UWB vs. BLE: A technology comparison for indoor positioning
BLE or UWB – which technology is better for indoor positioning? We try to clarify. Because when it comes to indoor positioning, there are various technologies and a number of combinations available. But especially in the context of Industry 4.0, the question often pops up as to which technology is better for asset tracking or localization in general – BLE or UWB.
Bluetooth Low Energy and Ultra Wideband are both so-called short-range technologies that can be used to determine the positions of assets and people. So what are the differences?
How UWB works
UWB is a low-power radio technology for transmitting data in the range from 3.1 to 10.6 GHz. This broad frequency spectrum offers the advantage of not being tied to any frequency, and unused frequency capacity can be ideally utilized. Sensors attached to objects or people send a wideband signal at a specific interval to various fixed anchor points nearby, which then transmit this data to a positioning engine.
Most commonly, UWB technology is used to position objects and people using Time Difference of Arrival (TDoA). This method of position calculation has a particularly low energy consumption. Here, the positioning engine calculates the time differences of arrival to each anchor point to determine the location of the sensor with an accuracy of up to 10 cm. TDoA calculations typically require a sensor to communicate with at least 4 anchors within the line-of-sight. However, distances of up to 250 m can be achieved with a line-of-sight.
How BLE works
Bluetooth Low Energy is also a radio frequency technology. In contrast to UWB, BLE uses transmission in the 2.4 GHz band on 80 different 1 MHz channels between 2400 and 2483.5 MHz.
In BLE tracking, sensors attached to moving objects or people communicate with trackers, i.e. permanently mounted anchor points, in the environment. If a tagged asset is within range of trackers, the positioning engine uses the signal strength (RSSI value) to calculate the object’s location. An accuracy of 3 – 5 m can be achieved. The tracker infrastructure has a great influence on the accuracy of the location data. The more precise and tightly meshed the trackers are positioned, the more accurate the localization of the assets.

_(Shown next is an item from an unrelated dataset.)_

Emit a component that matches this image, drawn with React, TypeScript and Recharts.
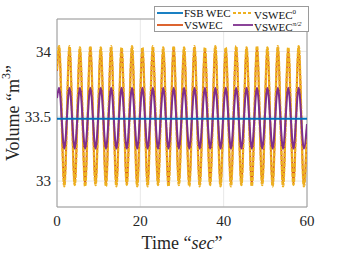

By using BLE AoA (Angle of Arrival), the accuracy can also be improved to less than 1 meter. Whether localization via BLE RSSI or BLE AoA makes sense depends on the respective use case and its requirements.
|BLE RSSI||BLE AoA||UWB|
|Accuracy||3m||0,1 to 0,5 m||Under optimal conditions: 0.1 to 0.3 m – 3D localization possible|
|Connectivity||No line of sight necessary||Line of sight to at least 3 anchors required||Line of sight to at least 4 anchors required|
|Costs||Hardware implementation costs significantly lower compared BLE AoA or UWB;
Hardly any maintenance costs
|Slightly higher hardware costs compared to BLE RSSI||Slightly higher hardware and implementation costs compared to BLE RSSI & AoA|
|Power Consumption||very low||low||medium|
Bluetooth or UWB – the bottom line
So, who is the positioning champion? There is no clear answer to this question. After all, there is not the one positioning use case. Both technologies have their advantages and can score points in various use cases with reliable positioning data.
If you need high-precision three-dimensional asset tracking, you have to resort to UWB and bite the bullet of high costs. However, it is also important to remember that the accuracy of 10 centimeters or better proclaimed for UWB can actually only be achieved under laboratory conditions. Depending on the use case, UWB delivers an accuracy of 0.5 to 1m under reasonable circumstances.
For “simpler” tracking solutions that can be easily scaled up for this purpose, the less expensive BLE is the technology of choice. Using the AoA positioning method (Angle of Arrival), positioning accuracy in the sub-meter range can also be achieved via Bluetooth. Although the costs increase with the precision, AoA remains significantly below the investment size of a UWB solution.